Die DDR wirkt nach

Jana Hensels fragwürdiger Beitrag zum Selbstverständnis der ersten ostdeutschen Nachwendegeneration

Das Buch Zonenkinder von Jana Hensel hat in den vergangenen Monaten lebhafte Debatten ausgelöst. Präzise, detailliert und klug beschreibt die Autorin das Gefühlsleben ihrer eigenen, der ersten Nachwendegeneration, in DDR-Kindheit und Westjugend. Überraschend, wie genau sie die Utensilien der DDR-Kinder-, Waren- und Medienwelt zu Papier bringt. Beneidenswert, wie gut ihr Gedächtnis dabei arbeitet. Kurz und zupackend ist ihre Schreibweise. Jeder Satz sitzt. Dabei ist wahrhaftig keine Nostalgie entstanden. Allerdings beschleicht einen beim Lesen manchmal ein leicht fades Gefühl der Flachheit.

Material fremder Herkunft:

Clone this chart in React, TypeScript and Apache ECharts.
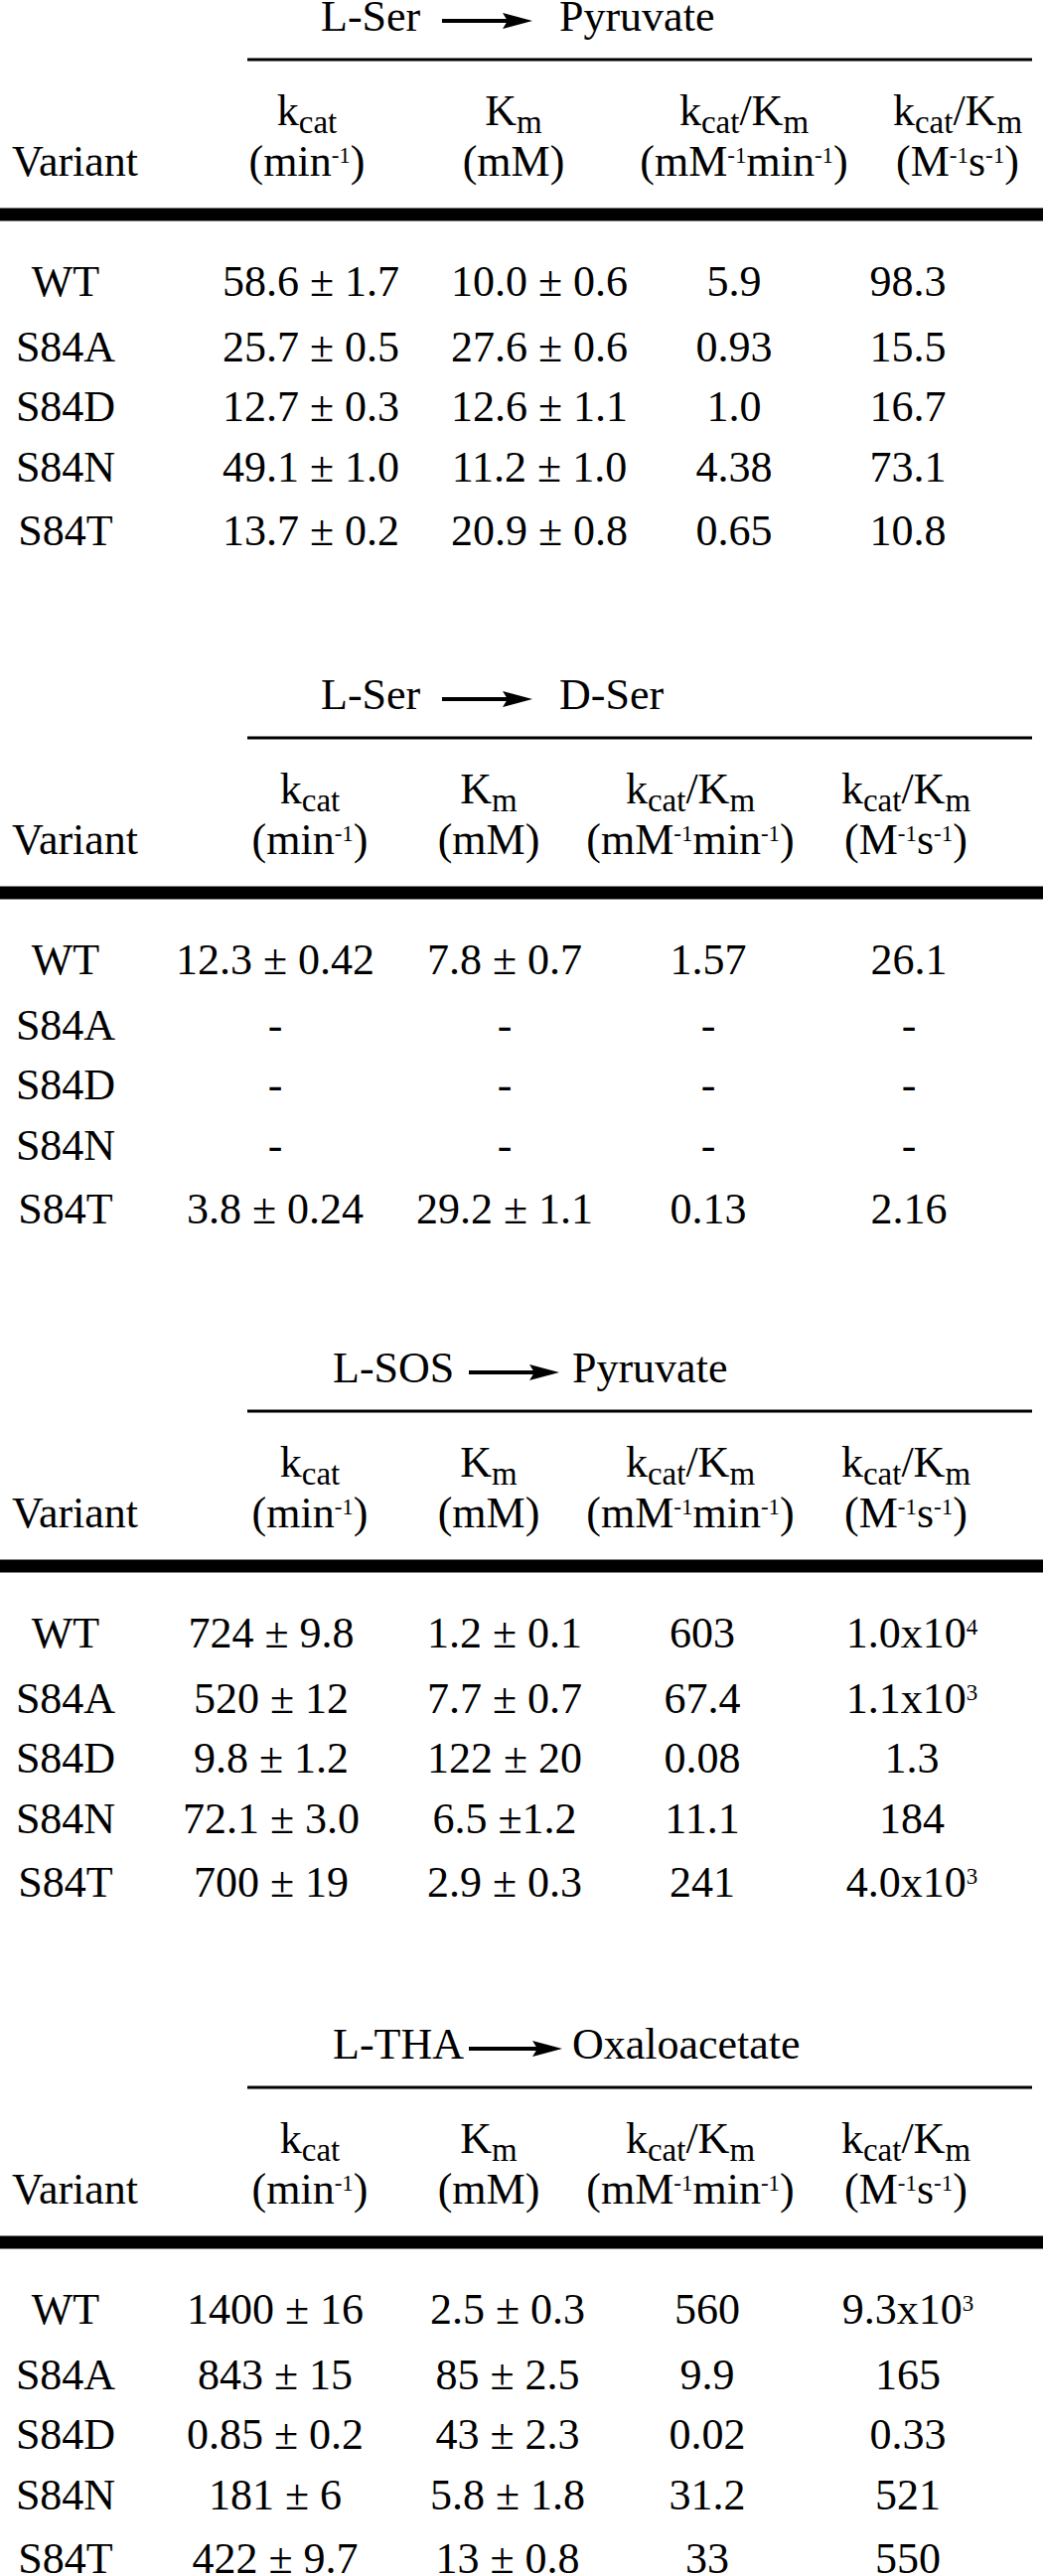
import React, { useEffect, useRef } from 'react';
import * as echarts from 'echarts';

// ---------------- data ----------------
const variants = ['WT', 'S84A', 'S84D', 'S84N', 'S84T'];
const reactionFrom = ['L-Ser', 'L-Ser', 'L-SOS', 'L-THA'];
const reactionTo = ['Pyruvate', 'D-Ser', 'Pyruvate', 'Oxaloacetate'];

const kcatLSerPyr = ['58.6 ± 1.7', '25.7 ± 0.5', '12.7 ± 0.3', '49.1 ± 1.0', '13.7 ± 0.2'];
const kmLSerPyr = ['10.0 ± 0.6', '27.6 ± 0.6', '12.6 ± 1.1', '11.2 ± 1.0', '20.9 ± 0.8'];
const effMmLSerPyr = ['5.9', '0.93', '1.0', '4.38', '0.65'];
const effMLSerPyr = ['98.3', '15.5', '16.7', '73.1', '10.8'];

const kcatLSerDSer = ['12.3 ± 0.42', '-', '-', '-', '3.8 ± 0.24'];
const kmLSerDSer = ['7.8 ± 0.7', '-', '-', '-', '29.2 ± 1.1'];
const effMmLSerDSer = ['1.57', '-', '-', '-', '0.13'];
const effMLSerDSer = ['26.1', '-', '-', '-', '2.16'];

const kcatLSosPyr = ['724 ± 9.8', '520 ± 12', '9.8 ± 1.2', '72.1 ± 3.0', '700 ± 19'];
const kmLSosPyr = ['1.2 ± 0.1', '7.7 ± 0.7', '122 ± 20', '6.5 ±1.2', '2.9 ± 0.3'];
const effMmLSosPyr = ['603', '67.4', '0.08', '11.1', '241'];
const effMLSosPyr = ['1.0x10^4', '1.1x10^3', '1.3', '184', '4.0x10^3'];

const kcatLThaOxa = ['1400 ± 16', '843 ± 15', '0.85 ± 0.2', '181 ± 6', '422 ± 9.7'];
const kmLThaOxa = ['2.5 ± 0.3', '85 ± 2.5', '43 ± 2.3', '5.8 ± 1.8', '13 ± 0.8'];
const effMmLThaOxa = ['560', '9.9', '0.02', '31.2', '33'];
const effMLThaOxa = ['9.3x10^3', '165', '0.33', '521', '550'];

const tables = [
  [kcatLSerPyr, kmLSerPyr, effMmLSerPyr, effMLSerPyr],
  [kcatLSerDSer, kmLSerDSer, effMmLSerDSer, effMLSerDSer],
  [kcatLSosPyr, kmLSosPyr, effMmLSosPyr, effMLSosPyr],
  [kcatLThaOxa, kmLThaOxa, effMmLThaOxa, effMLThaOxa],
];

type Seg = { t: string; k: 'n' | 'sub' | 'sup' };
const headerTop: Seg[][] = [
  [{ t: 'k', k: 'n' }, { t: 'cat', k: 'sub' }],
  [{ t: 'K', k: 'n' }, { t: 'm', k: 'sub' }],
  [{ t: 'k', k: 'n' }, { t: 'cat', k: 'sub' }, { t: '/K', k: 'n' }, { t: 'm', k: 'sub' }],
  [{ t: 'k', k: 'n' }, { t: 'cat', k: 'sub' }, { t: '/K', k: 'n' }, { t: 'm', k: 'sub' }],
];
const headerBottom: Seg[][] = [
  [{ t: '(min', k: 'n' }, { t: '-1', k: 'sup' }, { t: ')', k: 'n' }],
  [{ t: '(mM)', k: 'n' }],
  [{ t: '(mM', k: 'n' }, { t: '-1', k: 'sup' }, { t: 'min', k: 'n' }, { t: '-1', k: 'sup' }, { t: ')', k: 'n' }],
  [{ t: '(M', k: 'n' }, { t: '-1', k: 'sup' }, { t: 's', k: 'n' }, { t: '-1', k: 'sup' }, { t: ')', k: 'n' }],
];

// ---------------- layout ----------------
const W = 1050;
const H = 2594;
const FONT = '"Liberation Serif", "Times New Roman", Times, serif';
const FS = { n: 44, sub: 33, sup: 23 };
const SHIFT = { n: 0, sub: 8, sup: -13 };
const CENTRAL = 0.3375;

const ruleY = [216, 899, 1577, 2258];
const headerX = [
  [309, 517, 749, 964],
  [312, 492, 695, 912],
  [312, 492, 695, 912],
  [312, 492, 695, 912],
];
const dataX = [
  [313, 543, 739, 914],
  [277, 508, 713, 915],
  [273, 508, 707, 918],
  [277, 511, 712, 914],
];
const titleX = [
  [323, 445, 536, 563],
  [323, 445, 536, 563],
  [335, 472, 563, 576],
  [335, 472, 566, 576],
];
const rowOffsets = [67, 133, 193, 254, 318];

let ctx: CanvasRenderingContext2D | null = null;
function measure(t: string, fs: number): number {
  if (!ctx) ctx = document.createElement('canvas').getContext('2d');
  if (!ctx) return t.length * fs * 0.5;
  ctx.font = `${fs}px ${FONT}`;
  return ctx.measureText(t).width;
}

function parseValue(s: string): Seg[] {
  if (s.includes('^')) {
    const [b, e] = s.split('^');
    return [{ t: b, k: 'n' }, { t: e, k: 'sup' }];
  }
  return [{ t: s, k: 'n' }];
}

function compose(segs: Seg[], x: number, baseline: number, align: 'center' | 'left'): any[] {
  const widths = segs.map((s) => measure(s.t, FS[s.k]));
  const total = widths.reduce((a, b) => a + b, 0);
  let cx = align === 'center' ? x - total / 2 : x;
  const out: any[] = [];
  segs.forEach((s, i) => {
    const fs = FS[s.k];
    const bl = baseline + SHIFT[s.k];
    out.push({
      type: 'text',
      x: cx,
      y: bl - CENTRAL * fs,
      silent: true,
      style: {
        text: s.t,
        fontSize: fs,
        fontFamily: FONT,
        fill: '#000',
        align: 'left',
        verticalAlign: 'middle',
      },
    });
    cx += widths[i];
  });
  return out;
}

function buildElements(): any[] {
  const els: any[] = [];
  tables.forEach((cols, ti) => {
    const R = ruleY[ti];
    const [fromX, arrowX1, arrowX2, toX] = titleX[ti];
    const titleBase = R - 185;
    els.push(...compose([{ t: reactionFrom[ti], k: 'n' }], fromX, titleBase, 'left'));
    els.push(...compose([{ t: reactionTo[ti], k: 'n' }], toX, titleBase, 'left'));
    const ay = R - 195;
    els.push({
      type: 'line',
      silent: true,
      shape: { x1: arrowX1, y1: ay, x2: arrowX2 - 24, y2: ay },
      style: { stroke: '#000', lineWidth: 4 },
    });
    els.push({
      type: 'polygon',
      silent: true,
      shape: { points: [[arrowX2 - 30, ay - 8], [arrowX2, ay], [arrowX2 - 30, ay + 8], [arrowX2 - 25, ay]] },
      style: { fill: '#000' },
    });
    // thin rule under the reaction title
    els.push({ type: 'rect', silent: true, shape: { x: 249, y: R - 157.5, width: 790, height: 3 }, style: { fill: '#000' } });
    // thick rule under the header
    els.push({ type: 'rect', silent: true, shape: { x: 0, y: R - 6.5, width: W, height: 13 }, style: { fill: '#000' } });
    // header
    els.push(...compose([{ t: 'Variant', k: 'n' }], 12, R - 39, 'left'));
    headerTop.forEach((segs, ci) => {
      els.push(...compose(segs, headerX[ti][ci], R - 90, 'center'));
    });
    headerBottom.forEach((segs, ci) => {
      els.push(...compose(segs, headerX[ti][ci], R - 39, 'center'));
    });
    // rows
    variants.forEach((v, ri) => {
      const base = R + rowOffsets[ri] + CENTRAL * FS.n;
      els.push(...compose([{ t: v, k: 'n' }], 66, base, 'center'));
      cols.forEach((col, ci) => {
        els.push(...compose(parseValue(col[ri]), dataX[ti][ci], base, 'center'));
      });
    });
  });
  return els;
}

export default function App() {
  const ref = useRef<HTMLDivElement>(null);
  useEffect(() => {
    document.body.style.margin = '0';
    if (!ref.current) return;
    const chart = echarts.init(ref.current, undefined, { renderer: 'svg' });
    chart.setOption({
      animation: false,
      backgroundColor: '#ffffff',
      graphic: { elements: buildElements() },
    });
    return () => chart.dispose();
  }, []);
  return <div ref={ref} style={{ width: W, height: H }} />;
}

Auf leicht lesbaren 170 Seiten zeichnet Jana Hensel die Charakteristika ihrer Generation, ihr Selbstverständnis. Sie schreibt aus ihrer eigenen Perspektive heraus, insofern hat das Buch authentische Züge. Nicht nur beim Beschreiben der Leipziger Montagsdemonstration, dem Ausgangspunkt des Buches, kann manch ein Leser in ihm Bekanntes wieder entdecken. Erst recht bei der Beschreibung von Jungen Pionieren und Fahnenappellen, von ersten Westreisen in den alten DDR-Schrottmühlen und endlosen Gesprächen mit ahnungslosen Westfreunden, wird man als Leser bei eigenen Assoziationen gepackt. Hier schafft es Jana Hensel durchaus, einem die erste Nachwendegeneration ein Stück näher zu bringen. Da ist zu spüren, daß für die 14-Jährigen mit der DDR eben nicht nur ein Staat, sondern ein Großteil ihres gesellschaftlichen Umfelds untergegangen ist, zu dem die 14-Jährigen noch gar keine Distanz haben konnten. So, als ob plötzlich neue Kulissen aufgezogen wurden, ein neues Stück im eigenen Leben gegeben wurde. Und da werden die Anpassungsprozesse beschrieben, nicht nur jene an die Nachwendeverhältnisse in Schule und Familie, sondern auch an die westliche Gesellschaft, spürbar im eigenen Outfit. Da ist offenbar eine ganze Generation von der einen Konformität in die andere gesprungen.

Für die Eltern hat Hensel nur Mitleid

Diese nüchterne Beschreibung des eigenen Anpassungsverhaltens ist denn auch zum Stein des Anstoßes ostdeutscher Kritiker geworden. Da verklärt ein Ostdeutscher mal sich und den Osten nicht. Das ist gut so. Westsozialisierte Mitbürger scheinen das Buch eher zu begrüßen. Ihr Bild vom Osten scheint das Buch also auf den ersten Blick zu bestätigen. Und das, obwohl der Anpassungsdruck der westlichen Gesellschaft ziemlich plastisch zum Ausdruck kommt.


Jana Hensel wirkt im Westen geradezu glücklich. Und das schreibt sie auch, ehrlicherweise. Schon als sie noch ein Kind war, schien der Westen paradiesische Züge gehabt zu haben. Doch gewollt hat ihre Generation ihn nicht, dafür waren sie vor dem Mauerfall schlicht zu klein. Die Eltern, die haben den Westen gewollt. Im Gegensatz zu ihren Kindern aber sind sie darin nicht glücklich geworden. Das liegt an der Deindustrialisierung und manchen demütigenden Erfahrungen. Es sind die Nachwirkungen der DDR. Doch für die Elterngeneration hat Jana Hensel eigentlich nur Mitleid übrig. Mehr nicht. Dahinter steckt nicht nur die Naivität der Jugend schlechthin. Jana Hensel ist unpolitisch. Und so beschreibt sie ihre Generation auch, genauso wie die ihrer Eltern.